藤子不二雄先生のマンガの、今と昔の表現の違い。
藤子不二雄先生のマンガの表現が、今と昔で大きく変わってるのをご存じでしょうか。
ゆうきゆうです。こんにちは。
今回は、僕がもっとも尊敬するマンガ家、藤子不二雄先生のマンガを紹介しましょう。
さて先生の作品では、たぶんたいていの方が、「ドラえもん」を読んだことがあるのではないでしょうか。
そんな藤子先生、「SF短編集」という、大人向けのSFマンガも描きました。
自分にとってはバイブルのような作品なのですが、つい最近、再び買って読み返してみたところ、
以前に持っていたものとは表現が違う部分がありましたので、比較してみたいと思います。
ご紹介するのは、「ポストの中の明日」という話。
主人公である少年が、「次の日の新聞を読める」という特殊能力を得てしまうことから、始まる物語です。
未来が読めるわけで、一見便利なんですが、実際はそこまで幸せではありません。
宝くじも買えなかったり。
火事が分かっても、どうにもできなかったり。
最終的には爆弾犯にまで間違えられてしまいます。
結局、自分自身だけが何かを分かっても、何にもならないという切ない状況になります。
さて、今回のメインはこのあと。
彼はこのことを、マンガ家であるおじさんに相談します。
「そりゃあれだな、心理学で既視感とか、熟知感とかよばれてる現象だ」
このあとが重要です。
「精神分裂症の初期によく見られる症状だよ」
「じゃあぼく、狂ってるの!?」
「まぁまぁ、ふつうの人にもよくあることなんだ」
結構ダイレクトに来ます。
ちなみに正確には「精神分裂病」(現在は統合失調症)なんですが、まぁ、そこはどちらでもいいかもしれません。
やはり「精神病である」ということがインパクトが強かったのか、最近のマンガでは、こうなっていました。
1コマずつ行きます。
「これは錯覚なんだ。」
ソフトに来ました!
確かにこの「既視感」という精神症状。
「間違った認識」なわけで、もんんんんのすごくソフトに言えば「錯覚」です。
間違ってはいません。
短くなりすぎて、フキダシの余白が大きすぎる気がするんですが。
そして次のコマです。
「じゃあ、ぼく、へんなの!?」
「狂ってる」⇒「へん」
こっちもソフトに来ました!
すんごくソフトに来ました!
でも!
でもですよ!?
なんで「錯覚」とソフトに伝えたにも関わらず、主人公は、
「じゃあ、ぼく、へんなの!?」
と、全力で驚いているのか。
「錯覚」と言われたなら、そこまで驚く必要ないじゃないですか。
たとえば、錯覚といえば、こういうものがありますが。
「ほーら、上と下の直線は、実は同じ長さなんだよー。違う長さに見えるのは、錯覚なんだよー」
これにたいして、
こういう反応しないですよ普通。
普通なら「あー、錯覚なんだー」で終わると思うのですよ。
やはり「精神分裂症と言われたから驚いている」わけで、その前をソフトにしたなら、ここでの驚きを説明するセリフにしないと。

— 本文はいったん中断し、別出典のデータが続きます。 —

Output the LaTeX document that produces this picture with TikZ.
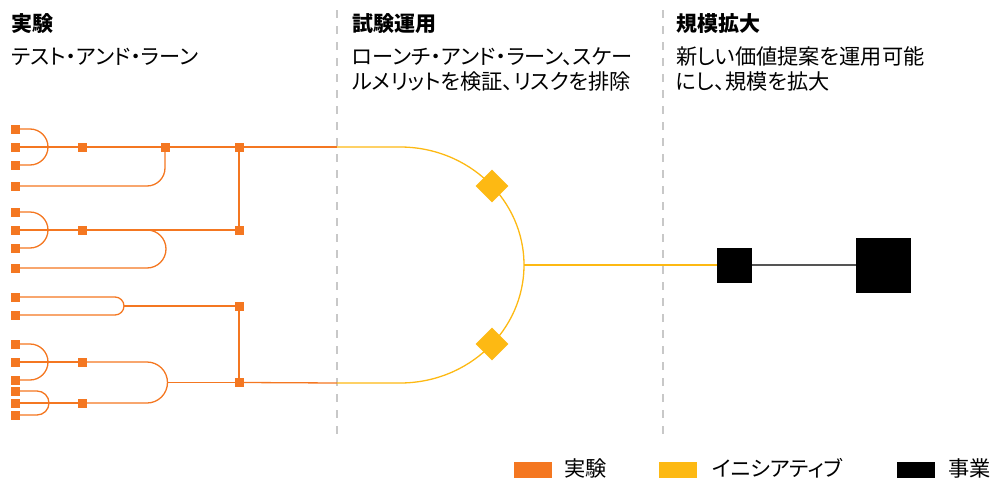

ただ言い換えただけだから、こう不自然になってしまう。ムキー。
そして最後にこう言います。
「まぁまぁ、だれにもよくあることなんだ」
「普通の人にも」⇒「だれにも」
やはり「普通の人」と言うことで「普通じゃない人」みたいなのを感じさせちゃうのがダメだと思ったのかもしれません。
いずれにしても、色々と言葉に気を遣うものなのだなと。
まぁ、この言葉を変更することで、この作品のすばらしさが何の影響を受けるわけでもないんですが。
それでも、何か微妙にさびしくなってしまった感じでした。
ちなみにせっかくなので、この話の結末まで紹介します。 (結末を知っても、読めば十分楽しめます)
彼は「友達と一緒に遭難してしまう」という未来が分かっていつつも、友達を止めることができず、
だからといって見殺しにもできず、一緒に遭難してしまいます。
しかし途中で、明日の太陽を見ることができ…
必死に走った結果。
遭難から抜け出すことができたのです。
色々な苦難がありつつも、最終的に、努力と前向きさによって、救われる。
根底に流れる藤子不二雄先生の思想は本当に素晴らしいなぁ、と思いつつ、今回の紹介を終えたいと思います。
ちなみに自分のバストへのこだわりが、普通の人よりも強かったということに気づいたときの、僕の気持ち。
みなさま本当にありがとうございました。